Do my homework for me: A lot of the work in this area is done by people who more or less presuppose secular, egalitarian values, with some variation in how they feel about liberalism vs. socialism. As a secular, egaliatarian liberal socialist, I share these values, but this is also a very narrow range of opinion. Is there no serious work being done by conservatives? Is there no work on algorithmic fairness informed by Catholic social teaching, or by Islamic law? No neo-Confucians? If anyone could send me pointers, I'd appreciate it.

A straightforward, if labor-intensive, project in the sociology of science / science-and-technology-studies: Go over the first, say, five years of conference proceedings in algorithmic fairness. Grab the CVs of all the contributors. How many of them had received any formal training in ethics, political theory, or even any social science? (I have a guess!) Now apply Abbott on the "system of professions", and in particular on claims of jurisdiction by would-be professions. (To be clear, I have no formal training in any of those areas.)

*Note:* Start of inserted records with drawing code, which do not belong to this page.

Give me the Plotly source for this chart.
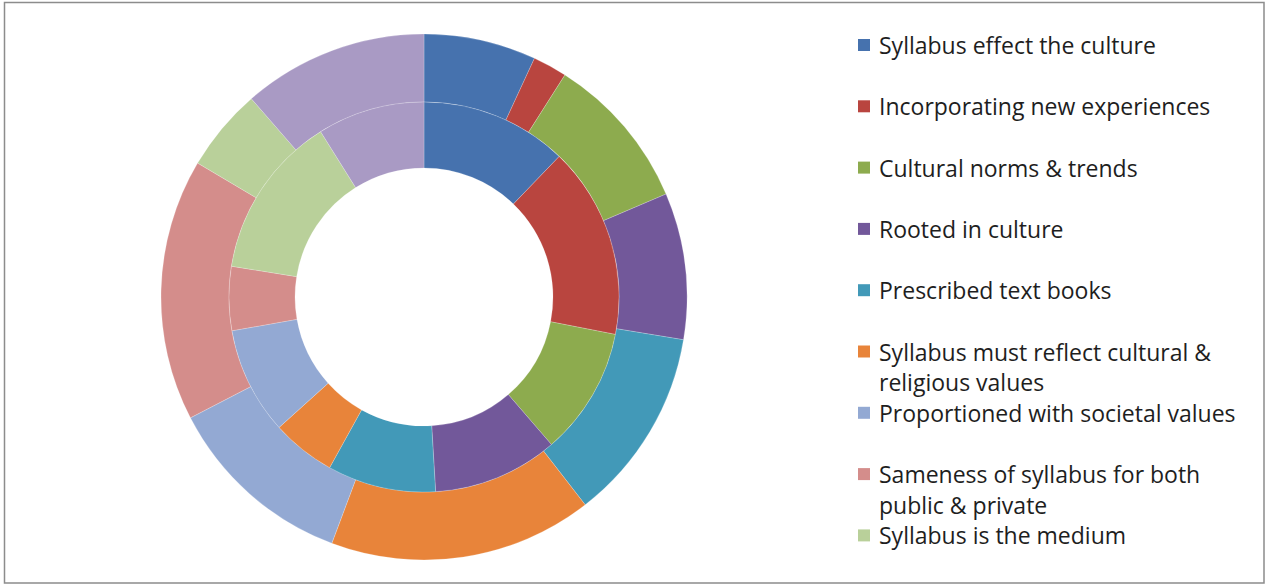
import plotly.graph_objects as go

# ---- data ----
categories = [
    "Syllabus effect the culture",
    "Incorporating new experiences",
    "Cultural norms & trends",
    "Rooted in culture",
    "Prescribed text books",
    "Syllabus must reflect cultural & religious values",
    "Proportioned with societal values",
    "Sameness of syllabus for both public & private",
    "Syllabus is the medium",
    "Other",
]
legend_lines = [
    ["Syllabus effect the culture"],
    ["Incorporating new experiences"],
    ["Cultural norms & trends"],
    ["Rooted in culture"],
    ["Prescribed text books"],
    ["Syllabus must reflect cultural &", "religious values"],
    ["Proportioned with societal values"],
    ["Sameness of syllabus for both", "public & private"],
    ["Syllabus is the medium"],
]
outer_values = [6.9, 2.1, 9.6, 9.0, 11.9, 16.2, 11.7, 16.1, 5.1, 11.4]
inner_values = [12.2, 15.9, 10.6, 10.4, 9.0, 5.3, 8.9, 5.3, 13.6, 8.9]

colors = ["#4672AE", "#B9453F", "#8DAB4E", "#72589A", "#4299B8",
          "#E8843A", "#93A9D3", "#D48D8B", "#B9D09A", "#A99AC4"]

W, H = 1267, 586
cx, cy = 424, 297           # pixel centre of the donut
r_out, r_mid, r_in = 263, 195, 129


def dom(r):
    return dict(x=[(cx - r) / W, (cx + r) / W],
                y=[1 - (cy + r) / H, 1 - (cy - r) / H])


line_style = dict(color="rgba(255,255,255,0.35)", width=0.6)
fig = go.Figure()
fig.add_trace(go.Pie(
    labels=categories, values=outer_values, sort=False, direction="clockwise",
    rotation=0, hole=r_mid / r_out, domain=dom(r_out), textinfo="none",
    marker=dict(colors=colors, line=line_style),
    showlegend=False, name="Outer"))
fig.add_trace(go.Pie(
    labels=categories, values=inner_values, sort=False, direction="clockwise",
    rotation=0, hole=r_in / r_mid, domain=dom(r_mid), textinfo="none",
    marker=dict(colors=colors, line=line_style),
    showlegend=False, name="Inner"))

# ---- manual legend ----
font = dict(family="Open Sans", size=23, color="#1e1e1e")
y0, step, lstep = 45, 61.3, 30.5
shapes = []
annotations = []
for i, lines in enumerate(legend_lines):
    yc = y0 + step * i
    shapes.append(dict(type="rect", xref="paper", yref="paper",
                       x0=858 / W, x1=870 / W,
                       y0=1 - (yc + 6) / H, y1=1 - (yc - 6) / H,
                       fillcolor=colors[i], line=dict(width=0)))
    for j, t in enumerate(lines):
        annotations.append(dict(text=t, xref="paper", yref="paper",
                                x=877 / W, y=1 - (yc + j * lstep) / H,
                                xanchor="left", yanchor="middle",
                                showarrow=False, font=font))

# border
shapes.append(dict(type="rect", xref="paper", yref="paper",
                   x0=4.5 / W, x1=1264 / W, y0=1 - 583 / H, y1=1 - 2.5 / H,
                   line=dict(color="#8c8c8c", width=1.5), fillcolor="rgba(0,0,0,0)"))

fig.update_layout(width=W, height=H, margin=dict(l=0, r=0, t=0, b=0),
                  paper_bgcolor="white", plot_bgcolor="white",
                  shapes=shapes, annotations=annotations, showlegend=False)

fig.write_html("out.html")
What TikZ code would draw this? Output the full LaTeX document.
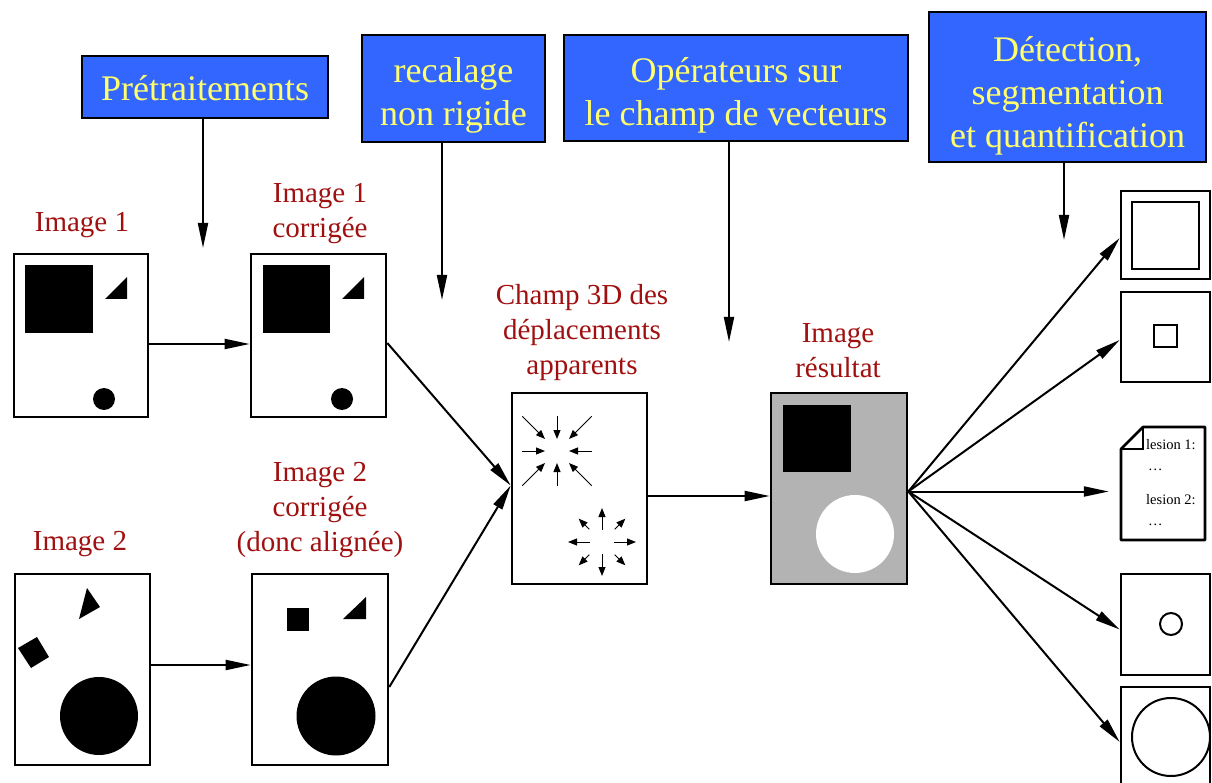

A personal point of incredulity: Randomized decision-making algorithms as a way of achieving fairness. I understand the technical reasons why people write papers about these, but I just can't swallow it. The line I used to use at thesis defenses was to imagine that your brother's case is being decided by such a procedure, and the judge / loan officer / etc. is rolling the dice right in front of you --- would you really feel your brother had been fairly treated? (I no longer use this line at thesis defenses because (a) everyone at CMU's heard it too many times, and (b) it's not fair to take this out on graduate students who are just going along with the literature.)